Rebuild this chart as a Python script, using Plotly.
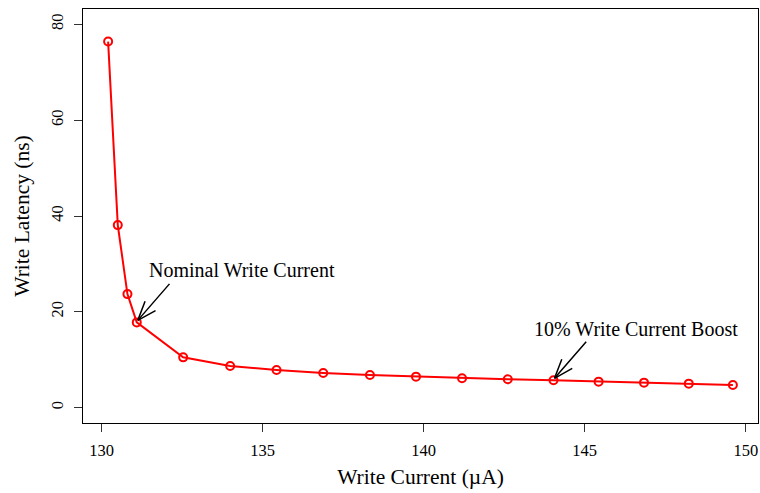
import math
import plotly.graph_objects as go

# Data
write_current = [130.20, 130.50, 130.80, 131.09, 132.53, 133.99, 135.43, 136.88, 138.33,
                 139.76, 141.19, 142.61, 144.03, 145.43, 146.84, 148.23, 149.60]
write_latency = [76.4, 38.1, 23.7, 17.8, 10.5, 8.7, 7.87, 7.24, 6.82,
                 6.47, 6.13, 5.92, 5.71, 5.43, 5.22, 5.01, 4.74]

x_ticks = [130, 135, 140, 145, 150]
y_ticks = [0, 20, 40, 60, 80]

label_texts = ["Nominal Write Current", "10% Write Current Boost"]
label_x = [134.35, 146.59]
label_y = [28.7, 16.4]
arrow_idx = [3, 12]  # points the arrows target

FONT = "Liberation Serif, Times New Roman, serif"

fig = go.Figure()
fig.add_trace(go.Scatter(
    x=write_current, y=write_latency, mode="lines+markers",
    line=dict(color="#FF0000", width=2),
    marker=dict(symbol="circle-open", size=8, color="#FF0000", line=dict(width=2)),
    showlegend=False, hoverinfo="skip",
))

annotations = []
for t, lx, ly in zip(label_texts, label_x, label_y):
    annotations.append(dict(x=lx, y=ly, xref="x", yref="y", text=t, showarrow=False,
                            font=dict(family=FONT, size=20, color="black"),
                            xanchor="center", yanchor="middle"))

# open "V" arrows: shaft + two head strokes (pixel offsets)
shaft = (33, -38)
ang = math.atan2(shaft[1], shaft[0])
head_len, head_ang = 22, math.radians(20)
segments = [shaft,
            (head_len * math.cos(ang + head_ang), head_len * math.sin(ang + head_ang)),
            (head_len * math.cos(ang - head_ang), head_len * math.sin(ang - head_ang))]
for i in arrow_idx:
    for dx, dy in segments:
        annotations.append(dict(x=write_current[i], y=write_latency[i], xref="x", yref="y",
                                text="", showarrow=True, arrowhead=0, arrowwidth=1.5,
                                arrowcolor="black", ax=dx, ay=dy, standoff=0,
                                xshift=1, yshift=2))

fig.update_layout(
    width=760, height=493,
    margin=dict(l=83, r=2, t=9, b=70),
    paper_bgcolor="white", plot_bgcolor="white",
    font=dict(family=FONT, color="black"),
    annotations=annotations,
)
fig.update_xaxes(
    range=[129.42, 150.38], tickvals=x_ticks, ticktext=[str(v) for v in x_ticks],
    showgrid=False, zeroline=False, showline=True, mirror=True, linecolor="black", linewidth=1,
    ticks="outside", ticklen=8, tickcolor="#333", tickwidth=1,
    tickfont=dict(family=FONT, size=16.5, color="black"), ticklabelstandoff=4,
    title=dict(text="Write Current (µA)", font=dict(family=FONT, size=21.5, color="black"), standoff=10),
)
fig.update_yaxes(
    range=[-3.2, 83.2], tickvals=y_ticks, ticktext=[str(v) for v in y_ticks],
    showgrid=False, zeroline=False, showline=True, mirror=True, linecolor="black", linewidth=1,
    ticks="outside", ticklen=8, tickcolor="#333", tickwidth=1, tickangle=-90,
    tickfont=dict(family=FONT, size=16.5, color="black"), ticklabelstandoff=4,
    title=dict(text="Write Latency (ns)", font=dict(family=FONT, size=21.5, color="black"), standoff=12),
)

fig.write_html("out.html")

━━━━━━━━━━━━━━━━

JOB ▸
Without any pictures, reproduce the lines from the first one in the material through the line that has "import plotly.graph_objects as go", exactly as they appear.

SOLUTION TO THIS PROBLEM ▸
Rebuild this chart as a Python script, using Plotly.
import math
import plotly.graph_objects as go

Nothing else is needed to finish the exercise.